When my father died, I found a spiral notebook written in the last months of his ten-year battle with chronic heart disease. "A Yellowed Notebook" is a collaborative/ hybrid integrating his notebook entries with my poems. The collection is structured as a “rondo;” his notebook providing the central theme, branching out and returning via three movements or Family, Work, Retirement/ Diminishment, each introduced by a relevant obituary from Garment & Fur Industry periodicals. One of my readers noted that the manuscript reminded her of Natalie Cole’s “duet-mix,” “Unforgettable,” alongside Nat King Cole’s songs.

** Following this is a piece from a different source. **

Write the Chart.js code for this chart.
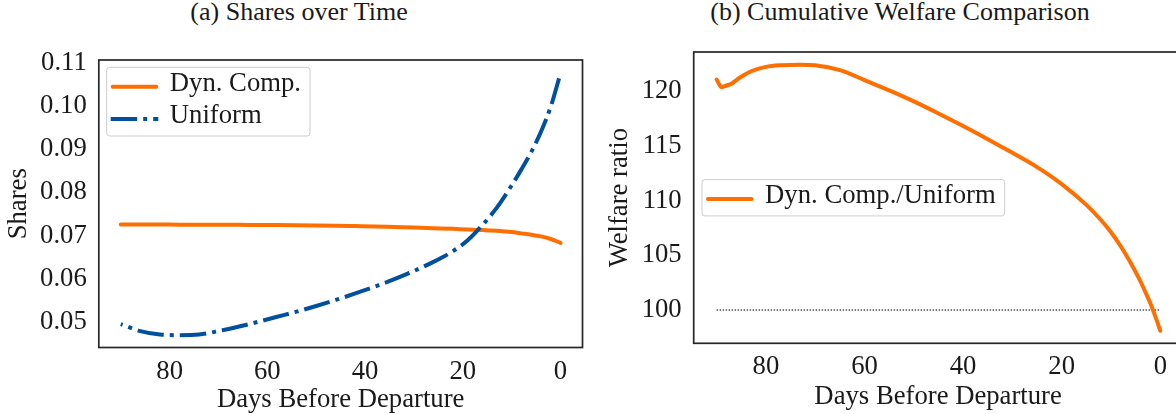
<!DOCTYPE html>
<html>
<head>
<meta charset="utf-8">
<script src="https://cdn.jsdelivr.net/npm/chart.js@4.4.1/dist/chart.umd.min.js"></script>
<style>
    html, body { margin: 0; padding: 0; overflow: hidden; background: #fff; width: 1176px; height: 414px; }
    .caption { position: absolute; top: -1px; font-family: 'Liberation Serif', 'Times New Roman', serif; font-size: 26px; line-height: 26px; color: #1a1a1a; text-align: center; white-space: nowrap; }
    canvas { position: absolute; top: 0; }
</style>
</head>
<body>
    <div class="caption" style="left:49px; width:500px">(a) Shares over Time</div>
    <div class="caption" style="left:650px; width:500px">(b) Cumulative Welfare Comparison</div>
    <canvas id="shares" width="590" height="414" style="left:0"></canvas>
    <canvas id="welfare" width="610" height="414" style="left:590px"></canvas>
<script>
// Panel (a): shares by days before departure
const sharesDays = [90, 86, 82, 78, 74, 70, 66, 62, 58, 54, 50, 46, 42, 38, 34, 30, 26, 22, 19, 16, 13, 10, 8, 6, 4, 2, 0];
const dynCompShares = [0.07254, 0.07254, 0.07253, 0.07252, 0.07251, 0.0725, 0.07248, 0.07245, 0.07242, 0.07238, 0.07233, 0.07226,
    0.07218, 0.0721, 0.07197, 0.07185, 0.0717, 0.07155, 0.0714, 0.0713, 0.0711, 0.0708, 0.0705, 0.0702, 0.0698, 0.0692, 0.0683];
const uniformShares = [0.0495, 0.0479, 0.0471, 0.04695, 0.0471, 0.0479, 0.0489, 0.0500, 0.0512, 0.0524, 0.0537, 0.0551, 0.0566,
    0.0582, 0.0599, 0.0618, 0.0639, 0.0664, 0.0689, 0.0724, 0.0765, 0.0816, 0.0853, 0.0893, 0.0940, 0.0998, 0.1075];
const shareTicks = [0.05, 0.06, 0.07, 0.08, 0.09, 0.10, 0.11];

// Panel (b): cumulative welfare ratio
const welfareDays = [90, 89, 88, 87, 86, 85, 83, 80, 77, 73, 70, 65, 60, 55, 50, 45, 40, 35, 30, 25, 20, 15, 12, 10, 8, 6, 4, 3, 2, 1, 0];
const welfareRatio = [121.05, 120.35, 120.5, 120.65, 121.0, 121.3, 121.8, 122.2, 122.35, 122.4, 122.35, 121.9, 121.0, 120.05,
    119.05, 117.95, 116.8, 115.6, 114.35, 113.05, 111.5, 109.6, 108.2, 107.1, 105.8, 104.3, 102.6, 101.6, 100.6, 99.4, 98.1];
const baselineDays = [90, 0];
const baselineRatio = [100, 100];
const welfareTicks = [100, 105, 110, 115, 120];

const dayTicks = [0, 20, 40, 60, 80];

const FONT = "'Liberation Serif', 'Times New Roman', serif";
const TEXT = '#1a1a1a';
const ORANGE = '#ff6f00';
const BLUE = '#00509d';
const SIZE = 26.7;

const pts = (xs, ys) => xs.map((x, i) => ({ x: x, y: ys[i] }));

// frame round the plot area plus a matplotlib-like legend inside it
const boxLegend = {
    id: 'boxLegend',
    afterDatasetsDraw(chart, args, opts) {
        const { ctx, chartArea: a } = chart;
        ctx.save();
        ctx.strokeStyle = '#262626';
        ctx.lineWidth = 1.7;
        ctx.strokeRect(a.left, a.top, a.right - a.left, a.bottom - a.top);

        const items = chart.data.datasets.filter(d => d.label);
        ctx.font = `${SIZE}px ${FONT}`;
        const textW = Math.max(...items.map(d => ctx.measureText(d.label).width));
        const w = 4 + 47.6 + 11.5 + textW + 9;
        const h = 19.4 + (items.length - 1) * 32.3 + 17;
        const x = a.left + opts.dx;
        const y = opts.dy === 'center' ? (a.top + a.bottom) / 2 + 1.3 - 19.4 : a.top + opts.dy;

        ctx.fillStyle = 'rgba(255,255,255,0.8)';
        ctx.strokeStyle = '#cccccc';
        ctx.lineWidth = 1;
        ctx.beginPath();
        if (ctx.roundRect) ctx.roundRect(x, y, w, h, 3); else ctx.rect(x, y, w, h);
        ctx.fill();
        ctx.stroke();

        items.forEach((d, i) => {
            const cy = y + 19.4 + i * 32.3;
            ctx.beginPath();
            ctx.setLineDash(d.borderDash || []);
            ctx.lineDashOffset = 0;
            ctx.strokeStyle = d.borderColor;
            ctx.lineWidth = d.borderWidth;
            ctx.lineCap = d.borderCapStyle || 'butt';
            const inset = ctx.lineCap === 'round' ? 2 : 0;
            ctx.moveTo(x + 4 + inset, cy);
            ctx.lineTo(x + 51.6 - inset, cy);
            ctx.stroke();
            ctx.setLineDash([]);
            ctx.fillStyle = TEXT;
            ctx.textAlign = 'left';
            ctx.textBaseline = 'middle';
            ctx.fillText(d.label, x + 63.1, cy - 3);
        });
        ctx.restore();
    }
};

function axes(opt) {
    return {
        x: {
            type: 'linear',
            reverse: true,
            min: opt.xMin,
            max: opt.xMax,
            grid: { display: false, drawTicks: false },
            border: { display: false },
            afterBuildTicks: s => { s.ticks = dayTicks.map(v => ({ value: v })); },
            afterFit: s => { s.height = opt.xHeight; },
            ticks: { color: TEXT, padding: opt.xPad, font: { family: FONT, size: SIZE } },
            title: {
                display: true, text: 'Days Before Departure', color: TEXT,
                font: { family: FONT, size: SIZE, lineHeight: 0.9 }, padding: { top: 0, bottom: opt.xTitlePad }
            }
        },
        y: {
            min: opt.yMin,
            max: opt.yMax,
            grid: { display: false, drawTicks: false },
            border: { display: false },
            afterBuildTicks: s => { s.ticks = opt.yTicks.map(v => ({ value: v })); },
            afterFit: s => { s.width = opt.yWidth; },
            ticks: { color: TEXT, padding: 12, font: { family: FONT, size: SIZE }, callback: opt.fmt },
            title: {
                display: true, text: opt.yTitle, color: TEXT,
                font: { family: FONT, size: SIZE }, padding: { top: opt.yTitlePad, bottom: 0 }
            }
        }
    };
}

new Chart(document.getElementById('shares'), {
    type: 'line',
    data: {
        datasets: [
            {
                label: 'Dyn. Comp.',
                data: pts(sharesDays, dynCompShares),
                borderColor: ORANGE, borderWidth: 4, borderCapStyle: 'round',
                pointRadius: 0, cubicInterpolationMode: 'monotone', order: 1
            },
            {
                label: 'Uniform',
                data: pts(sharesDays, uniformShares),
                borderColor: BLUE, borderWidth: 4, borderDash: [26.5, 6, 4, 6], borderDashOffset: 24.5,
                pointRadius: 0, cubicInterpolationMode: 'monotone', order: 0
            }
        ]
    },
    options: {
        responsive: false,
        animation: false,
        layout: { padding: { top: 60, right: 7.5, bottom: 0, left: 0 } },
        plugins: {
            legend: { display: false },
            tooltip: { enabled: false },
            boxLegend: { dx: 7.9, dy: 7.3 }
        },
        scales: axes({
            xMin: -4.5, xMax: 94.5, xHeight: 66.5, xPad: 8.5, xTitlePad: 1.6,
            yMin: 0.0441, yMax: 0.1106, yTicks: shareTicks, yWidth: 98.8,
            yTitle: 'Shares', yTitlePad: 3, fmt: v => v.toFixed(2)
        })
    },
    plugins: [boxLegend]
});

new Chart(document.getElementById('welfare'), {
    type: 'line',
    data: {
        datasets: [
            {
                label: 'Dyn. Comp./Uniform',
                data: pts(welfareDays, welfareRatio),
                borderColor: ORANGE, borderWidth: 4, borderCapStyle: 'round',
                pointRadius: 0, cubicInterpolationMode: 'monotone', order: 0
            },
            {
                data: pts(baselineDays, baselineRatio),
                borderColor: '#000000', borderWidth: 1, borderDash: [1.5, 1.5],
                pointRadius: 0, order: 1
            }
        ]
    },
    options: {
        responsive: false,
        animation: false,
        layout: { padding: { top: 52, right: 17.5, bottom: 0, left: 0 } },
        plugins: {
            legend: { display: false },
            tooltip: { enabled: false },
            boxLegend: { dx: 8.3, dy: 'center' }
        },
        scales: axes({
            xMin: -4.5, xMax: 94.65, xHeight: 70.7, xPad: 7.2, xTitlePad: 5,
            yMin: 96.96, yMax: 123.56, yTicks: welfareTicks, yWidth: 103.7,
            yTitle: 'Welfare ratio', yTitlePad: 14, fmt: v => String(v)
        })
    },
    plugins: [boxLegend]
});
</script>
</body>
</html>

Many of us preserve a litany of memories of our fathers. A very select few can put that litany into an array of intense poems paying homage to whom we consider a great man. This collection of poetry by Beth SKMorris is a brilliant mesh of her own works combined with illustrations of her father’s life in snippets of his poetry, snapshots of his baseball cards, war memorabilia and other scraps collected which show her father actually was in life and who he was in her perspective. She writes, “My father was a whistler---/ pop songs, operatic arias, all four movements of Beethoven’s Fifth.” In this poem, she also shares, “listening to Nat King Cole on our portable./ lathered in baby oil, faces tilted to the sun, / my sister smoking her purloined Pall Malls.” These lines are most interesting given they present the combined voices of a father and daughter, much like the duets put together by Natalie Cole to display what would have been had she and her father gotten to sing duets. I related to the sister smoking Pall Malls. The unfiltered cigarettes much like the unfiltered life her father led. And I remember how I “purloined my father’s Salems to sneak a puff her and there in secret. In “ How to Get Attention From a Father Who Works Three Jobs:” we are reminded of how it was back when fathers garnered the label of “Absentee Father” because they were so busy providing for us, they had little time to nurture us. One of this poets ploys to get attention states: “hide his favorite Fanny Farmer Chocolates before he gets home: under Towels in the linen closet, inside mother’s hat boxes, the laundry hamper--- laugh at his frustration, fruitless search for the box, the midnight treasure hunt you send him on again and again---” (I used to find places to hide my dad’s wrench in his tool closet---drove him crazy.) On one page, Beth includes this blurb about her father: David G. Kaplan (December 26, 1977) “Besides being a practicing furrier, he was for many years Chairman of the Fur Department at the High School of Fashion Industries…” Fur Age Weekly
SKMorris further shares her admiration for this man. She departs from the emotional attachment to be objective, showing us his greatness as a businessman. In “At the Factory,” Beth writes of her father’s “Surgeon-like precision, searched/ for imperfections: uneven stitching.” He not only restitched imperfections of her life but also his own imperfections. “repaired his own body With wedges that would Sustain him into old age.” Again, as a reader I am relating to her words. My dad stitched together a strong life, even with imperfections---he restitched mine as well as his own and lived to be almost 98. In “Because” she writes: “The code blue alarm sounded, I stepped out into the hallway, the nurses ran to his bedside, the Doctor wept--- my father was gone----” Many wept when my father died in the dementia unit. Those who only knew him there not as I had throughout his and my life. But what Beth gives us in this “Yellowed Notebook” are pages of a beautiful kinship in which a daughter shows great respect and admiration, and of course, Love, for a father who did as most fathers do, the best they can. It is hard to read this poetry book without finding ourselves immersed in memory and love for our own fathers.